RECORDS FOR PROCESSING.
-=-=-=-=-
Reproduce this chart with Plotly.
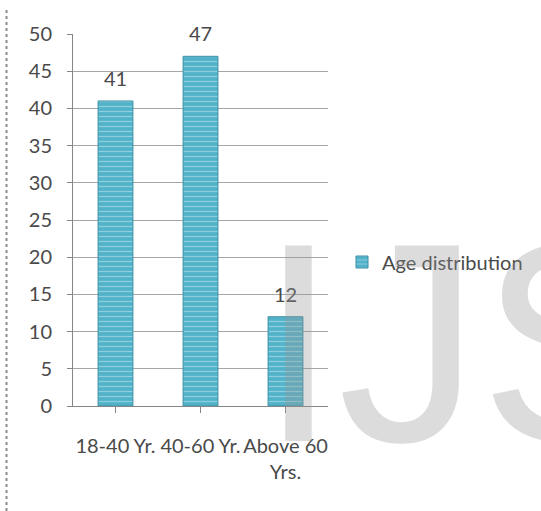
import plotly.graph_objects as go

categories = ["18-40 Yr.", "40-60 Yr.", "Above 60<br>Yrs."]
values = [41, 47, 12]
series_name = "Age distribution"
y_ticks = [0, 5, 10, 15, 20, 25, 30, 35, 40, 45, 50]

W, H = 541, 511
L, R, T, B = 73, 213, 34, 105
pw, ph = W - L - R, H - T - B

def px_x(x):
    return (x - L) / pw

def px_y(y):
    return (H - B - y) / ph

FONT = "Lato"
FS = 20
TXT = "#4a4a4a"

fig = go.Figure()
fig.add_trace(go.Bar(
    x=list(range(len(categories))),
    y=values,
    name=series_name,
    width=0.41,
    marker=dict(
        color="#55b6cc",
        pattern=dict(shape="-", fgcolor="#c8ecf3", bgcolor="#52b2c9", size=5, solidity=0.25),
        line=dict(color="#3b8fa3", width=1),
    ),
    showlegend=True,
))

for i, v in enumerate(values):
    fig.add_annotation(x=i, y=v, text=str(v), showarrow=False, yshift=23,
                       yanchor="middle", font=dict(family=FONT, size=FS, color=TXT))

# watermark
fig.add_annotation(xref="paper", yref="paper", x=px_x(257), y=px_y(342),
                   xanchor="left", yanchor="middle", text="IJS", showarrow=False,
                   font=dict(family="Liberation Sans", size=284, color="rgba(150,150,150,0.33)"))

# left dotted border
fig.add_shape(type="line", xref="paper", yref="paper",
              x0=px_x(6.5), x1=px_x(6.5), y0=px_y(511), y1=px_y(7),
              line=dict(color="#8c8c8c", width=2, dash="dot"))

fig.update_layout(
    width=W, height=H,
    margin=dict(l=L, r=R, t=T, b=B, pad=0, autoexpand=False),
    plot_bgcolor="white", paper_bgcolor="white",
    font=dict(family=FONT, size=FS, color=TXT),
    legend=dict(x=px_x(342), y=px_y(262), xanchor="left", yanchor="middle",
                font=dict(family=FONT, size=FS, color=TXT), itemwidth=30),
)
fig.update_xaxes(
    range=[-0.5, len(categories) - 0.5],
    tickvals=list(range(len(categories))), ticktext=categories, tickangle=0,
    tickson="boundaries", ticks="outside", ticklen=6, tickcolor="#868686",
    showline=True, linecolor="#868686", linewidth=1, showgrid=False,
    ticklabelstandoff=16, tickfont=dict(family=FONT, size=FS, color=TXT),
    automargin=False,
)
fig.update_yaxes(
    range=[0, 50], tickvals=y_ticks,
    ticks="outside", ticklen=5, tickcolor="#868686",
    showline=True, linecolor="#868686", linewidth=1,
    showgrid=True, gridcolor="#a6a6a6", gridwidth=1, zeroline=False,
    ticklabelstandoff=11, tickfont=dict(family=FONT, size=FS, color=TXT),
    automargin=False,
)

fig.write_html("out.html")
-=-=-=-=-
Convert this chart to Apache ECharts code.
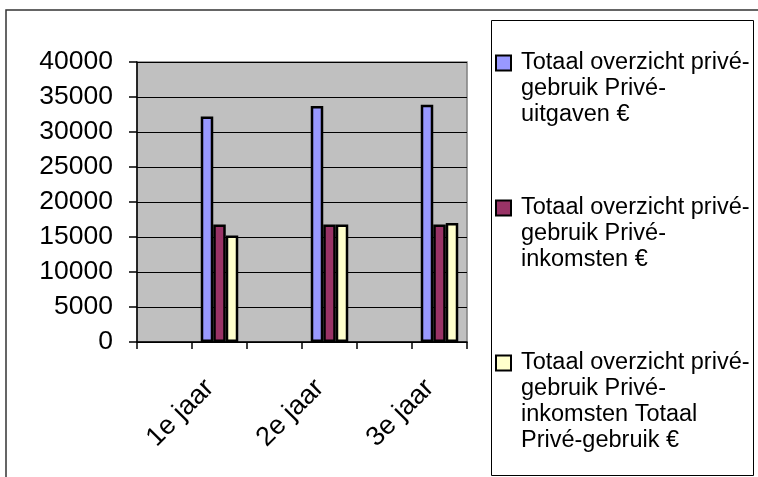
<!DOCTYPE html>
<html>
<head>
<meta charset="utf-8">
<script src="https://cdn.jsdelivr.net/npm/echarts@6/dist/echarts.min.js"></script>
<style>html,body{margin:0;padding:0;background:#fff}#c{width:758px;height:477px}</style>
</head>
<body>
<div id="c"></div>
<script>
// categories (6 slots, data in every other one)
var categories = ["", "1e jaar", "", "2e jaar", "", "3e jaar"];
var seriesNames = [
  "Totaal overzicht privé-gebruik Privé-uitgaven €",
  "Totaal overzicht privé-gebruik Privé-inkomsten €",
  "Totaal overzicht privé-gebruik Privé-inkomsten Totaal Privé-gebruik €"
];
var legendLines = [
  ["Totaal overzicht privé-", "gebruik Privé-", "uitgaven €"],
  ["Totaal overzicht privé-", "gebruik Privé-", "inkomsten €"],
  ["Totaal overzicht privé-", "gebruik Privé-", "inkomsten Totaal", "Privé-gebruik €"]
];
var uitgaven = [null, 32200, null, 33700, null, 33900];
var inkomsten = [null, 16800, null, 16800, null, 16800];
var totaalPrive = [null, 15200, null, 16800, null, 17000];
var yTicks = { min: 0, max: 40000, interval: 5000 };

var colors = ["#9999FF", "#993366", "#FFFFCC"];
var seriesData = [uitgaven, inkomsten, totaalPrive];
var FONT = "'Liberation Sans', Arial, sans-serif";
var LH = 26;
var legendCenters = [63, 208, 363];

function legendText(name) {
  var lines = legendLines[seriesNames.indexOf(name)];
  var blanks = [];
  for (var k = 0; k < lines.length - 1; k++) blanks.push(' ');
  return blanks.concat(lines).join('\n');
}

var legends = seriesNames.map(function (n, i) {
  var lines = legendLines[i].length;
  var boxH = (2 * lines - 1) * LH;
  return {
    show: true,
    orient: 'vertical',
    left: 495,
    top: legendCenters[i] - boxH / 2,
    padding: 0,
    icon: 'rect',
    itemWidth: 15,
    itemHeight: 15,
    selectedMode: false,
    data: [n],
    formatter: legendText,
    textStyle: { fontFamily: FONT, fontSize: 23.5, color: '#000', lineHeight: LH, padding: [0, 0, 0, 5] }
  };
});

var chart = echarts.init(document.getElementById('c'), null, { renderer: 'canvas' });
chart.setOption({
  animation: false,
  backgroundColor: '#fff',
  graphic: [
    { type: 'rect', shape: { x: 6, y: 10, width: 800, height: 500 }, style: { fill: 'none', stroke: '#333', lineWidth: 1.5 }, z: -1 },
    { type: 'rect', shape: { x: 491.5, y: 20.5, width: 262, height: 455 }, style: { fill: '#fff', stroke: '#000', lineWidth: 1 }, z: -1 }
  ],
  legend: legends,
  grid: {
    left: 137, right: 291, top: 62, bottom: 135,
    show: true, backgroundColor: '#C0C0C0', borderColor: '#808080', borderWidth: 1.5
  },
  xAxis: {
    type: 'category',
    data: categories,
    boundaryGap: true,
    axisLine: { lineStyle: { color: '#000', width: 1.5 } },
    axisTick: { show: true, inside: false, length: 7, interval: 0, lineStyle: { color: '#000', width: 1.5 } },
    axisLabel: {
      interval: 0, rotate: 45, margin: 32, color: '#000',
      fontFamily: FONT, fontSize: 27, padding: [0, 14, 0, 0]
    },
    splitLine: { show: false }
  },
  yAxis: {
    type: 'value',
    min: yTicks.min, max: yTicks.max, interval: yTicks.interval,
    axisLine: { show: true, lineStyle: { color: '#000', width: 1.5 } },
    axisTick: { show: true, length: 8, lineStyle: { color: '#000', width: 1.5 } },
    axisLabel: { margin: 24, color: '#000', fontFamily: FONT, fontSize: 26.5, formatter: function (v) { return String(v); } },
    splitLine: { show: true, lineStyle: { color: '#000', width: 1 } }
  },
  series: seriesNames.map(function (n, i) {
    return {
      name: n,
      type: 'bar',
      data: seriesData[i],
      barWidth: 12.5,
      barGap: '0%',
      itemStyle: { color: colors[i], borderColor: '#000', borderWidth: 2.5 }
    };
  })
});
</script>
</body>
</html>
-=-=-=-=-
EXERCISE DESCRIPTION.
Only the lines from the one containing "Reproduce this chart with Plotly." down to the one containing "40, 45, 50]" should be copied, exactly and with both ends kept. Drop the pictures.

ANSWER TO THE TASK.
Reproduce this chart with Plotly.
import plotly.graph_objects as go

categories = ["18-40 Yr.", "40-60 Yr.", "Above 60<br>Yrs."]
values = [41, 47, 12]
series_name = "Age distribution"
y_ticks = [0, 5, 10, 15, 20, 25, 30, 35, 40, 45, 50]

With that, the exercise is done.